Bavarian gentians, big and dark, only dark
darkening the daytime torchlike with the smoking blueness of Pluto’s
      gloom,
ribbed and torchlike, with their blaze of darkness spread blue
down flattening into points, flattened under the sweep of white day
torch-flower of the blue-smoking darkness, Pluto’s dark-blue daze,
black lamps from the halls of Dis, burning dark blue,
giving off darkness, blue darkness, as Demeter’s pale lamps give off
      light,
lead me then, lead me the way …

Memory is amorphous.  I still remember the first times I read that D. H. Lawrence’s poem.  The first time, you will want to correct me.  But I still can’t be sure.  All I remember  is that when I opened that volume of poetry, a graduation present, the morning after the commencement and read that poem,  I know that I had lived that moment before,  had followed those very words while the sunlight cast a peculiar  sheen on my graduation gown hanging on the hook next to the bookcase and the room was heavy with the scent of L’air Du Temps — another gift from my mother that I promptly broke in the excitement of the night before.   But it was not possible.  How could it be?  Nevertheless  the double sensation remains firmly in my memory years later.
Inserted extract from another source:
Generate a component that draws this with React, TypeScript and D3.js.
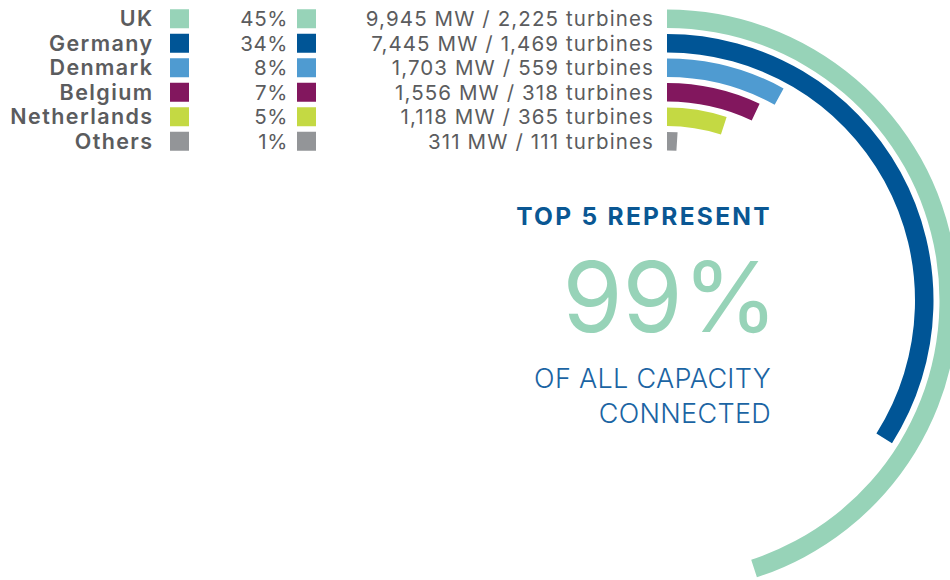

But perhaps I had experienced that moment just a moment before.  If human memory is like certain type of  semiconductor memory that needs a clock to register, perhaps  deja vu can be explained as being a glitch on the clock edge.  At the first clock edge, my consciousness registered the entire tableau — the poem, the sunlight,  the scent and all.  The glitch followed immediately and I relived the same experience.  Even though very small, actual time has elapsed between the two edges,  making the two experiences similar and yet separate.  The question remains to be answered is the cause of the glitch and whether it can be induced.  Regardless of how or when I first read the poem,  the word Michaelmas was full of melancholy even before I looked up its meanings.  It is September and I am trying to be reconciled with the changing of seasons.